START INFORMATION PROVIDED

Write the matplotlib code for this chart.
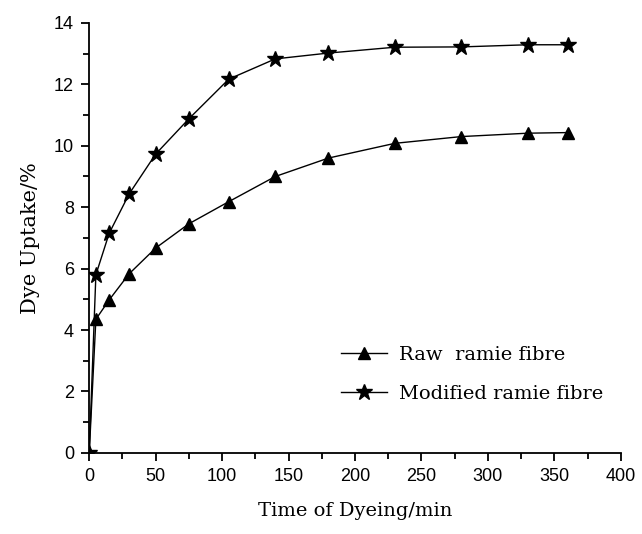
import matplotlib
matplotlib.use("Agg")
import matplotlib.pyplot as plt
from matplotlib.ticker import MultipleLocator

# dyeing time (min) and dye uptake (%)
time_min = [0, 5, 15, 30, 50, 75, 105, 140, 180, 230, 280, 330, 360]
raw_uptake = [0, 4.35, 4.98, 5.83, 6.67, 7.46, 8.18, 9.0, 9.6, 10.08, 10.3, 10.41, 10.43]
modified_uptake = [0, 5.8, 7.15, 8.43, 9.73, 10.88, 12.17, 12.83, 13.02, 13.21, 13.22, 13.29, 13.29]

fig = plt.figure(figsize=(6.42, 5.34), dpi=100)
ax = fig.add_axes([0.139, 0.152, 0.828, 0.805])

ax.plot(time_min, raw_uptake, color='black', lw=1.0, marker='^', ms=8,
        label='Raw  ramie fibre')
ax.plot(time_min, modified_uptake, color='black', lw=1.0, marker='*', ms=12,
        label='Modified ramie fibre')

ax.set_xlim(0, 400)
ax.set_ylim(0, 14)
ax.xaxis.set_major_locator(MultipleLocator(50))
ax.xaxis.set_minor_locator(MultipleLocator(25))
ax.yaxis.set_major_locator(MultipleLocator(2))
ax.yaxis.set_minor_locator(MultipleLocator(1))
ax.spines['top'].set_visible(False)
ax.spines['right'].set_visible(False)
for s in ('left', 'bottom'):
    ax.spines[s].set_linewidth(1.3)
ax.tick_params(which='major', direction='out', length=6, width=1.3,
               labelsize=13, pad=5)
ax.tick_params(which='minor', direction='out', length=4, width=1.3)
for lab in ax.get_xticklabels() + ax.get_yticklabels():
    lab.set_fontfamily('Liberation Sans')

ax.set_xlabel('Time of Dyeing/min', family='DejaVu Serif', fontsize=14, labelpad=12)
ax.set_ylabel('Dye Uptake/%', family='DejaVu Serif', fontsize=15, labelpad=10)

ax.legend(loc='upper left', bbox_to_anchor=(0.44, 0.29), frameon=False,
          prop={'family': 'DejaVu Serif', 'size': 14},
          handlelength=2.4, labelspacing=1.1, handletextpad=0.6)

fig.savefig('out.png')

END INFORMATION PROVIDED

§ **GOAL**
Omit the pictures, then repeat exactly each line from the beginning of the listing through the line with "label='Modified ramie fibre')".

§ **EXERCISE SOLUTION**
Write the matplotlib code for this chart.
import matplotlib
matplotlib.use("Agg")
import matplotlib.pyplot as plt
from matplotlib.ticker import MultipleLocator

# dyeing time (min) and dye uptake (%)
time_min = [0, 5, 15, 30, 50, 75, 105, 140, 180, 230, 280, 330, 360]
raw_uptake = [0, 4.35, 4.98, 5.83, 6.67, 7.46, 8.18, 9.0, 9.6, 10.08, 10.3, 10.41, 10.43]
modified_uptake = [0, 5.8, 7.15, 8.43, 9.73, 10.88, 12.17, 12.83, 13.02, 13.21, 13.22, 13.29, 13.29]

fig = plt.figure(figsize=(6.42, 5.34), dpi=100)
ax = fig.add_axes([0.139, 0.152, 0.828, 0.805])

ax.plot(time_min, raw_uptake, color='black', lw=1.0, marker='^', ms=8,
        label='Raw  ramie fibre')
ax.plot(time_min, modified_uptake, color='black', lw=1.0, marker='*', ms=12,
        label='Modified ramie fibre')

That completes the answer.